Der Oberste Gerichtshof in Brasilien hat mehr als 200 Haftbefehle wegen der Beteiligung am Putschversuch im vergangenen Jahr erlassen. Die Bundespolizei versuchte am Donnerstag (Ortszeit) im einem landesweiten Einsatz, die Haftbefehle zu vollstrecken, wie das Nachrichtenportal „G1“ berichtet. Der für die Ermittlungen zuständige Richter Alexandre de Moraes hat gegen 208 Tatverdächtige Untersuchungshaft verfügt. Ihnen werden unter anderem versuchter Staatsstreich, Vandalismus und die Bildung einer kriminellen Vereinigung vorgeworfen. Die Polizei konnte aber laut brasilianischen Medien nur 49 der Gesuchten festnehmen. Die Ermittler vermuten, dass sich weitere Tatverdächtige in die Nachbarländer Argentinien und Uruguay abgesetzt haben.
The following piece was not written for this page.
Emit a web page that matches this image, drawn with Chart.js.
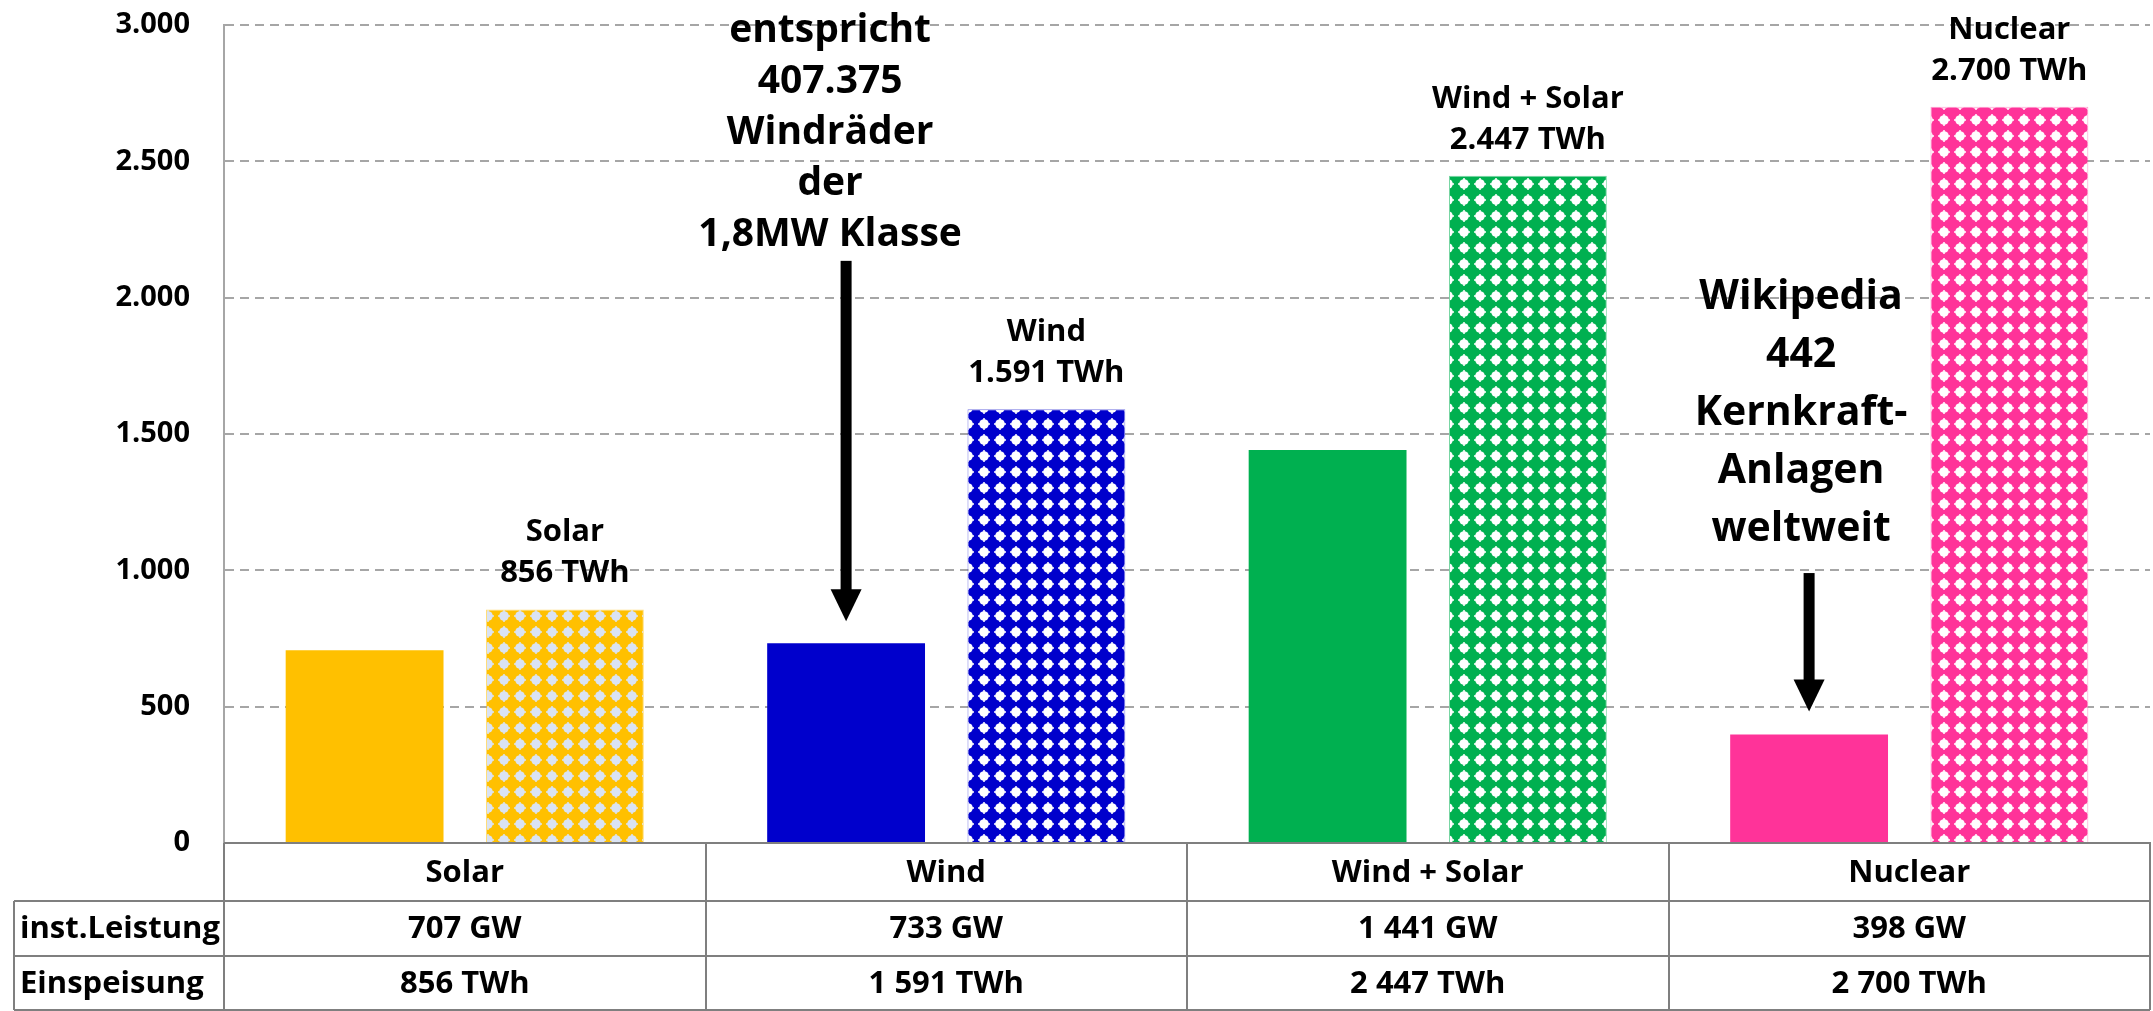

Insgesamt liegen dem Obersten Gericht rund 1400 Anklagen wegen der Beteiligung an dem Sturm auf die Gebäude des Kongresses, des Präsidentenpalastes und des Obersten Gerichtshofes am 8. Januar vergangenen Jahres vor. Bei den Angeklagten handelt es sich um radikale Anhänger des rechtsextremen Ex-Präsidenten Jair Bolsonaro (2018 bis 2022), der bis heute seine Wahlniederlage nicht offiziell anerkannt hat. Sie randalierten in den Regierungs- und Justizgebäuden, warfen Möbel aus Fenstern und zerstörten wertvolle Kunstgegenstände. Mehr als 200 Angeklagte sind bereits zu Haftstrafen von bis zu 17 Jahren verurteilt worden.
Auch gegen Bolsonaro laufen noch verschiedene Gerichtsverfahren, unter anderem wegen Machtmissbrauch, Korruption und Aufruf zum Staatsstreich. Das Gericht hat seinen Pass eingezogen, damit er nicht ins Ausland reisen kann. Das Oberste Wahlgericht hat Bolsonaro wegen seiner unbelegten Behauptungen von Wahlbetrug bereits für acht Jahre von allen politischen Ämtern ausgeschlossen.